Nada ni nadie es capaz de impedir al amor de Cristo alcanzar y transformar a una persona, incluso aunque esté hundida en el abismo de sus pecados. Sólo Él tiene el poder de donarle nuevamente la inocencia, como lo hizo con el malhechor crucificado a su costado. Aquel ladrón halló la bondad en el encuentro con Jesús. Quién sabe cuántos crímenes había realizado para terminar sobre el madero ignominioso de la cruz, pero Jesús perdonó a todos y el ladrón “se robó” el Paraíso (cf. Lc 23,43).
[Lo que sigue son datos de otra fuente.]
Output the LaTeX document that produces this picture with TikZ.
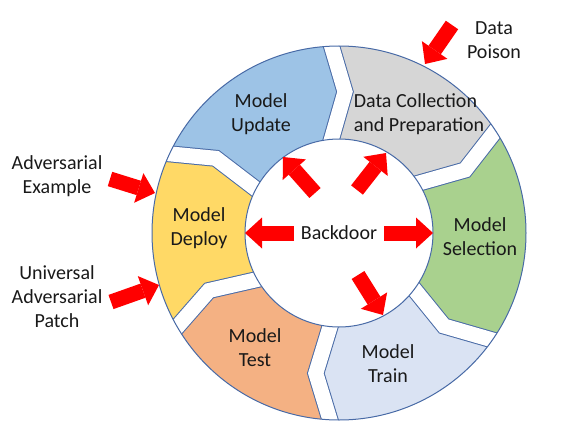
\documentclass[tikz,border=0pt]{standalone}
\usepackage{fontspec}
\setmainfont{Carlito}
\usetikzlibrary{arrows.meta,calc}
\definecolor{ringline}{RGB}{72,106,166}
\definecolor{cupdate}{RGB}{157,195,230}
\definecolor{cdata}{RGB}{214,214,214}
\definecolor{csel}{RGB}{169,209,142}
\definecolor{ctrain}{RGB}{218,227,243}
\definecolor{ctest}{RGB}{244,177,131}
\definecolor{cdeploy}{RGB}{255,217,102}
\begin{document}
\begin{tikzpicture}[x=1pt,y=-1pt,
  txt/.style={font=\fontsize{20}{24}\selectfont, align=center, inner sep=0pt, text=black!90},
  redarrow/.style={draw=red, line width=15pt, -{Triangle[width=31pt,length=17pt,line width=0pt]}}]
\useasboundingbox (0,0) rectangle (565,436);
\coordinate (C) at (339,233);
% gap centre lines: outer (O), middle (M), inner (I)
\coordinate (O1) at (331.7,46.7);  \coordinate (M1) at (345,91.7);    \coordinate (I1) at (331.7,138.3);
\coordinate (O2) at (495,131.5);   \coordinate (M2) at (465,170);     \coordinate (I2) at (417.5,183.5);
\coordinate (O3) at (492.5,340);   \coordinate (M3) at (444,326);     \coordinate (I3) at (414,289);
\coordinate (O4) at (330,420);     \coordinate (M4) at (315.8,373.3); \coordinate (I4) at (330,326.7);
\coordinate (O5) at (177.5,326.5); \coordinate (M5) at (209,290.5);   \coordinate (I5) at (255,280);
\coordinate (O6) at (168.3,153.7); \coordinate (M6) at (215.8,158.3); \coordinate (I6) at (255,188.3);
\foreach \k in {1,...,6}{
  \coordinate (E\k) at ($(O\k)!-60pt!(M\k)$);
  \coordinate (J\k) at ($(I\k)!-30pt!(M\k)$);
}
\coordinate (FU) at ($(C)+(123.65:300pt)$);
\coordinate (FD) at ($(C)+(62.6:300pt)$);
\coordinate (FS) at ($(C)+(-0.9:300pt)$);
\coordinate (FT) at ($(C)+(-63.85:300pt)$);
\coordinate (FE) at ($(C)+(238.6:300pt)$);
\coordinate (FP) at ($(C)+(182.6:300pt)$);
\begin{scope}
  \clip (C) circle[radius=187pt];
  \fill[cupdate] (C) -- (I6) -- (M6) -- (O6) -- (E6) -- (FU) -- (E1) -- (O1) -- (M1) -- (I1) -- cycle;
  \fill[cdata]   (C) -- (I1) -- (M1) -- (O1) -- (E1) -- (FD) -- (E2) -- (O2) -- (M2) -- (I2) -- cycle;
  \fill[csel]    (C) -- (I2) -- (M2) -- (O2) -- (E2) -- (FS) -- (E3) -- (O3) -- (M3) -- (I3) -- cycle;
  \fill[ctrain]  (C) -- (I3) -- (M3) -- (O3) -- (E3) -- (FT) -- (E4) -- (O4) -- (M4) -- (I4) -- cycle;
  \fill[ctest]   (C) -- (I4) -- (M4) -- (O4) -- (E4) -- (FE) -- (E5) -- (O5) -- (M5) -- (I5) -- cycle;
  \fill[cdeploy] (C) -- (I5) -- (M5) -- (O5) -- (E5) -- (FP) -- (E6) -- (O6) -- (M6) -- (I6) -- cycle;
  \foreach \k in {1,...,6}{
    \draw[ringline, line width=17pt] (J\k) -- (I\k) -- (M\k) -- (O\k) -- (E\k);
    \draw[white, line width=15pt] (J\k) -- (I\k) -- (M\k) -- (O\k) -- (E\k);
  }
\end{scope}
\draw[ringline, line width=1pt] (C) circle[radius=187pt];
\draw[ringline, fill=white, line width=1pt] (C) circle[radius=94pt];
% labels
\node[txt] (tUpdate) at (261,114) {Model\\Update};
\node[txt, align=left] (tData) at (419,114) {Data Collection\\and Preparation};
\node[txt] (tSel) at (480,237) {Model\\Selection};
\node[txt] (tTrain) at (388,364) {Model\\Train};
\node[txt] (tTest) at (255,348) {Model\\Test};
\node[txt] (tDeploy) at (199,228) {Model\\Deploy};
\node[txt] (tBack) at (339,233) {Backdoor};
\node[txt] (tDP) at (494,40) {Data\\Poison};
\node[txt] (tAE) at (57,176) {Adversarial\\Example};
\node[txt] (tUAP) at (57,297) {Universal\\Adversarial\\Patch};
% arrows
\coordinate (aLt) at (294,233); \coordinate (aLh) at (245,233);
\coordinate (aRt) at (384,233); \coordinate (aRh) at (433,233);
\coordinate (aULt) at (315,193); \coordinate (aULh) at (283,157);
\coordinate (aURt) at (357,190); \coordinate (aURh) at (386,153);
\coordinate (aDRt) at (358,275); \coordinate (aDRh) at (383,315);
\coordinate (aDPt) at (452,25); \coordinate (aDPh) at (425,64);
\coordinate (aAEt) at (110,179); \coordinate (aAEh) at (155,193);
\coordinate (aUPt) at (111,302); \coordinate (aUPh) at (159,285);
\draw[redarrow] (aLt) -- (aLh);
\draw[redarrow] (aRt) -- (aRh);
\draw[redarrow] (aULt) -- (aULh);
\draw[redarrow] (aURt) -- (aURh);
\draw[redarrow] (aDRt) -- (aDRh);
\draw[redarrow] (aDPt) -- (aDPh);
\draw[redarrow] (aAEt) -- (aAEh);
\draw[redarrow] (aUPt) -- (aUPh);
\end{tikzpicture}
\end{document}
Es a la luz del llamado a la conversión personal que deberíamos leer y releer las pruebas de nuestra vida, sus periodos más o menos oscuros, con sus fracasos y momentos de “quiebre”... Allí, en medio del polvo que se alzaba mientras se caía a tierra, en el sufrimiento que producía el vacío interior, en aquella experiencia que solemos llamar “desgracia” en nuestra vida, estaba siempre presente “Alquien” que quiere alcanzarnos con el rayo de su luz, que quiere levantarnos con la fuerza de su amor, que quiere reanimarnos con el calor de su perdón. Pero es necesario reconocerlo e invocarlo con todo el corazón: “¡Jesús, en ti confío!” (Agencia Fides 29/10/2008; líneas 73 palabras 1078).